Billy Bob’s changes things up for The Cult
By Chuck Cox
On the somewhat rare occasions I get to see a rock show at Billy Bob’s, it’s always a little bit surreal. After all, when I think of “The World’s Largest Honky Tonk,” I think of both kinds of music — country and western.
But the recent “Electric 13” tour stop by The Cult took it to another level. For starters, it was a Wednesday night. And even during the holiday season, it was a strange night of the week for a rock show at Billy Bob’s, which typically has shows on Friday and Saturday nights at 10:30 p.m. The show also started a little after 9 p.m., so that was also unusual.
However, the strangest aspect of the concert for me was the fact the tables in front of the stage were all gone. So, like several rock shows, there was general admission standing in front of the stage. It was my 26th show at Billy Bob’s, including a handful of rock concerts, and it was the first time I had ever seen the historic venue set up without its trademark cramped tables. It was much, much better that way.
The show itself was great. It was my first time to see The Cult, which played another concert at House of Blues, in Dallas, earlier this year. Without an opening act, the band played its brand of hard-driving rock for 90 minutes. It started off by doing most of its Electric album, including one of my all-time favorites by the band, “Love Removal Machine.”
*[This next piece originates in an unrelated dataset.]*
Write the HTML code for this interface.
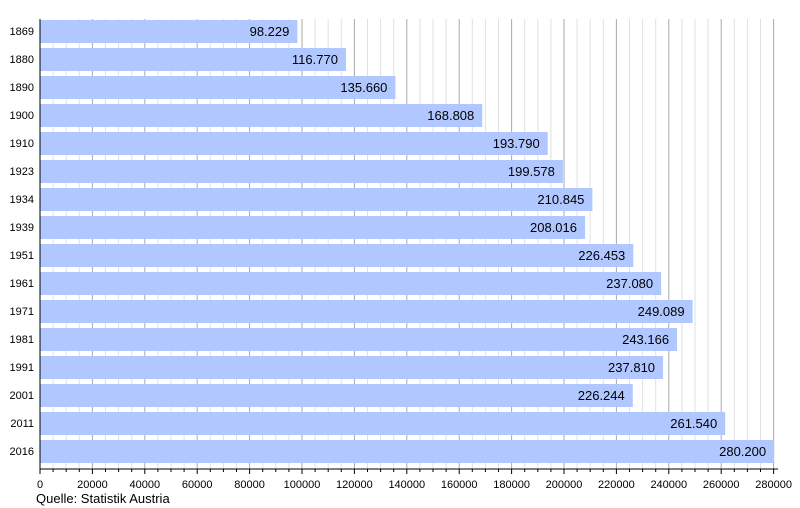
<!DOCTYPE html>
<html><head><meta charset="utf-8"><style>
body{margin:0;background:#fff;}
svg{display:block;font-family:"Liberation Sans",sans-serif;}
</style></head><body>
<svg width="800" height="508" xmlns="http://www.w3.org/2000/svg" id="s"></svg>
<script>
const s=document.getElementById('s');
const X0=40,K=0.00262,TOP=19,AX=469;
let h='';
for(let v=5000;v<=280000;v+=5000){
  const x=X0+v*K;
  const maj=v%20000==0;
  h+=`<line x1="${x}" y1="${TOP}" x2="${x}" y2="${AX}" stroke="${maj?'#aaa':'#e0e0e0'}" stroke-width="1"/>`;
}
const d=[[1869,98229],[1880,116770],[1890,135660],[1900,168808],[1910,193790],[1923,199578],[1934,210845],[1939,208016],[1951,226453],[1961,237080],[1971,249089],[1981,243166],[1991,237810],[2001,226244],[2011,261540],[2016,280200]];
d.forEach((r,i)=>{
  const y=20+28*i,w=r[1]*K;
  h+=`<rect x="${X0}" y="${y}" width="${w}" height="23" fill="#b0c8ff"/>`;
  const t=(r[1]/1000).toFixed(3);
  h+=`<text x="${X0+w-8}" y="${y+16}" font-size="13" text-anchor="end" fill="#000">${t}</text>`;
  h+=`<text x="34" y="${y+15}" font-size="11" text-anchor="end" fill="#000">${r[0]}</text>`;
});
h+=`<line x1="${X0}" y1="${TOP}" x2="${X0}" y2="${AX}" stroke="#000"/>`;
h+=`<line x1="${X0}" y1="${AX}" x2="778" y2="${AX}" stroke="#000"/>`;
for(let v=0;v<=280000;v+=5000){
  const x=X0+v*K,maj=v%20000==0;
  h+=`<line x1="${x}" y1="${AX}" x2="${x}" y2="${AX+(maj?5:3)}" stroke="#000"/>`;
  if(maj)h+=`<text x="${x}" y="${AX+19}" font-size="11" text-anchor="middle">${v}</text>`;
}
h+=`<text x="36" y="503" font-size="13">Quelle: Statistik Austria</text>`;
s.innerHTML=h;
</script>
</body></html>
The Cult then played 11 more songs, including fan favorites “Sweet Soul Sister” and “She Sells Sanctuary.” It was a little interesting the band opted to omit “Fire Woman” from the set list.
I’ve always thought of lead singer Ian Astbury as pretty much the perfect rock singer. The guy just oozes rock and roll and has a great growl. He and guitarist Billy Duffy are the only two remaining original members of the band, which formed in 1983, in England. And even by rock and roll standards, The Cult’s 21 former members is a pretty amazing total to wrap your brain around.
I’ve gotten to the point where there just aren’t that many bands around I still need to see for the first time live. The Cult was a big one to cross off my list. Billy Bob’s is also cool about bringing in cameras, so I got to shoot the show, too. That made it even more fun for me.